The Senator From Montana Plays an Objectionable Role

Senator Burton Wheeler (to whom The News once sent a telegram with nearly a thousand names signed to it, urging that he cease his obstructive tactics and allow immediate passage of the selective service act) is mad because the President "takes to his bosom all of those who want war and shuns those who are talking peace." The immediate cause of Senator Wheeler's vexation was the release by the White House of a message from 170 prominent persons calling for "everything that may be necessary" to defeat the Axis powers.

"The White House," said the Senator from Montana petulantly, "never gives out any statement of any group that urges that it do anything it can to bring about peace."

When the White House passes along a statement without adverse comment, it is equivalent to an endorsement. For it to obtain wider publicity for such statements as Senator Wheeler has in mind would be, practically, for it to indicate at least tacit approval. And that would be a piece of typically democratic foolishness.
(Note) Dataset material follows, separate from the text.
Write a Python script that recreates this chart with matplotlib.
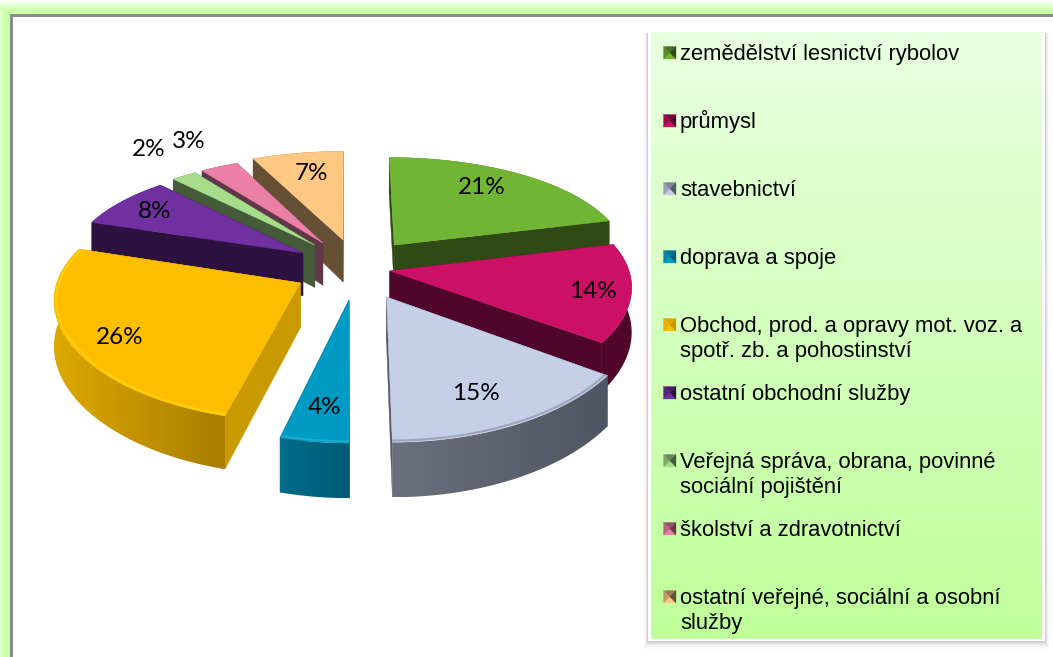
import numpy as np
import matplotlib
matplotlib.use("Agg")
import matplotlib.pyplot as plt
from matplotlib.colors import to_rgb
from matplotlib.patches import Polygon, Rectangle

# ---------- data ----------
categories = ["zemědělství lesnictví rybolov", "průmysl", "stavebnictví", "doprava a spoje",
              "Obchod, prod. a opravy mot. voz. a\nspotř. zb. a pohostinství",
              "ostatní obchodní služby",
              "Veřejná správa, obrana, povinné\nsociální pojištění",
              "školství a zdravotnictví",
              "ostatní veřejné, sociální a osobní\nslužby"]
values = [21, 14, 15, 4, 26, 8, 2, 3, 7]

# ---------- styles ----------
top_colors = ["#70B634", "#CC1065", "#C5CFE8", "#009BC4", "#FDBE00", "#7030A0", "#A6DC8A", "#EC7FA5", "#FFC882"]
side_colors = ["#2F4A12", "#50052A", "#565B68", "#00627F", "#C99A00", "#2D1240", "#455B38", "#603848", "#655035"]
rim_left = ["#2F4A12", "#50052A", "#6C707C", "#006D8A", "#DDA800", "#2D1240", "#455B38", "#603848", "#655035"]
rim_right = ["#2F4A12", "#50052A", "#505563", "#005A75", "#A87E00", "#2D1240", "#455B38", "#603848", "#655035"]
bevel = [None, None, "#8E94A6", "#2AB0D6", "#FFD800", None, None, None, None]
explode_u = [0.201, 0.177, 0.159, 0.008, -0.19, -0.186, -0.137, -0.103, -0.017]
explode_v = [-0.25, -0.009, 0.215, 0.24, 0.096, -0.175, -0.25, -0.27, -0.30]
slice_radius = [0.98, 0.99, 1.0, 0.98, 0.995, 0.98, 0.975, 0.98, 1.01]
paint_order = [8, 7, 6, 5, 0, 1, 4, 2, 3]
label_xy = [(482, 187), (593, 291), (476, 393), (325, 407), (120, 337), (155, 212), (149, 150), (189, 141), (312, 173)]
legend_y = [53, 121, 189, 257, 325, 393, 461, 529, 597]
CX, CY, A, B, KX, KY, DEPTH = 347, 272, 242, 112, 0.125, 0.165, 44

plt.rcParams["font.family"] = ["Liberation Sans", "DejaVu Sans"]
fig = plt.figure(figsize=(10.53, 6.57), dpi=100)
ax = fig.add_axes([0, 0, 1, 1])
ax.set_xlim(0, 1053)
ax.set_ylim(657, 0)
ax.set_autoscale_on(False)
ax.axis("off")


def lerp(c1, c2, t):
    return tuple((1 - t) * a + t * b for a, b in zip(to_rgb(c1), to_rgb(c2)))


def grad(c1, c2, x0, x1, y0, y1, vertical=True, z=1, clip=None):
    n = 64
    ramp = np.array([lerp(c1, c2, t) for t in np.linspace(0, 1, n)])
    img = ramp[:, None, :] if vertical else ramp[None, :, :]
    im = ax.imshow(img, extent=(x0, x1, y1, y0), aspect="auto", zorder=z, interpolation="bilinear")
    if clip is not None:
        im.set_clip_path(clip)
    return im


def project(u, v, depth=0.0):
    sx = 1 / (1 - KX * v)
    sy = 1 / (1 - KY * v)
    return CX + A * u * sx, CY + B * v * sy + depth * DEPTH * sy


# ---------- frame ----------
GLOW = "#CCFFAA"
grad("#FFFFFF", GLOW, 0, 1053, 0, 11)
grad(GLOW, GLOW, 0, 1053, 11, 15)
grad("#E4FFD4", GLOW, 0, 4, 10, 657, vertical=False)
grad(GLOW, GLOW, 4, 10, 10, 657, vertical=False)
ax.add_patch(Rectangle((10, 14), 1043, 643, fc="#8C8C8C", ec="none", zorder=2))
ax.add_patch(Rectangle((13, 17), 1040, 640, fc="white", ec="none", zorder=3))

# ---------- exploded perspective pie ----------
fractions = np.array(values) / sum(values)
edges = np.concatenate([[0], np.cumsum(fractions)]) * 2 * np.pi
z = 10
for i in paint_order:
    th = np.linspace(edges[i], edges[i + 1], 80)
    r = slice_radius[i]
    au, av = explode_u[i], explode_v[i]
    uo, vo = r * np.sin(th) + au, -r * np.cos(th) + av
    tx, ty = project(uo, vo)
    bx, by = project(uo, vo, 1.0)
    ax0, ay0 = project(au, av)
    bx0, by0 = project(au, av, 1.0)
    # radial walls
    for k in (0, -1):
        ax.add_patch(Polygon([(ax0, ay0), (tx[k], ty[k]), (bx[k], by[k]), (bx0, by0)],
                             fc=side_colors[i], ec=side_colors[i], lw=0.3, zorder=z))
    # outer rim, shaded left to right
    rim = Polygon(list(zip(np.r_[tx, bx[::-1]], np.r_[ty, by[::-1]])), fc="none", ec="none", zorder=z)
    ax.add_patch(rim)
    grad(rim_left[i], rim_right[i], min(tx.min(), bx.min()), max(tx.max(), bx.max()),
         min(ty.min(), by.min()), max(ty.max(), by.max()), vertical=False, z=z, clip=rim)
    # top face
    ax.add_patch(Polygon(list(zip(np.r_[ax0, tx], np.r_[ay0, ty])), fc=top_colors[i], ec=top_colors[i],
                         lw=0.3, zorder=z + 1))
    if bevel[i]:
        hx, hy = project(0.99 * r * np.sin(th) + au, -0.99 * r * np.cos(th) + av)
        ax.plot(hx, hy, color=bevel[i], lw=1.5, alpha=0.7, zorder=z + 1, solid_capstyle="butt")
    z += 2

# ---------- data labels ----------
for v, (x, y) in zip(values, label_xy):
    ax.text(x, y, f"{v}%", ha="center", va="center", fontsize=17.5, family=["Lato", "DejaVu Sans"],
            color="black", zorder=40)

# ---------- legend ----------
for off, a in ((8, .025), (6, .03), (4, .05), (2, .09)):
    ax.add_patch(Rectangle((648 - off / 2, 33), 397 + off, 608 + off, fc="black", alpha=a, ec="none", zorder=30))
ax.add_patch(Rectangle((648, 30), 397, 611, fc="white", ec="none", zorder=31))
grad("#E8FFDF", "#BFFF9A", 651, 1042, 32, 639, z=32)

for name, y, top, side in zip(categories, legend_y, top_colors, side_colors):
    x0, x1, y0, y1 = 663.5, 676, y - 6.5, y + 6
    xm, ym = (x0 + x1) / 2, (y0 + y1) / 2
    for pts, col in (([(x0, y0), (x1, y0), (xm, ym)], lerp(side, top, .35)),
                     ([(x0, y1), (x1, y1), (xm, ym)], to_rgb(top)),
                     ([(x0, y0), (x0, y1), (xm, ym)], lerp(side, top, .6)),
                     ([(x1, y0), (x1, y1), (xm, ym)], to_rgb(side))):
        ax.add_patch(Polygon(pts, fc=col, ec=col, lw=0.2, zorder=33))
    for n, line in enumerate(name.split("\n")):
        ax.text(680, y + 7 + n * 25.5, line, ha="left", va="baseline", fontsize=15.8, color="black", zorder=34)

fig.savefig("out.png", dpi=100)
What Senator Wheeler seems not to realize is that the Administration is completely absorbed in the effort to provide Britain the sinews of war as fast as they can be turned out by this country's industrial machine. What he seems not to have understood, an understanding that is instinctive with the great body of people in this country, is that the defense of Britain is precisely the defense of America, and that it calls for almost the same sacrifice and the overriding of any contrary opinion and the suppression of obstructionists as would be called for were the country actually at war.

Indeed, the best assurance against our having to go to war is that very course of helping Britain with all our might unstinted.

The Constitution speculates that treason shall consist only in giving aid and comfort to the enemies of the United States, which term supposes a state of war. But there were no Blitzkriegs in the days when the Constitution was written. Nowadays, anybody who opposes full preparation for the United States in full assistance to its true Ally comes close to committing--well, it is a hard word and we shall not utter it.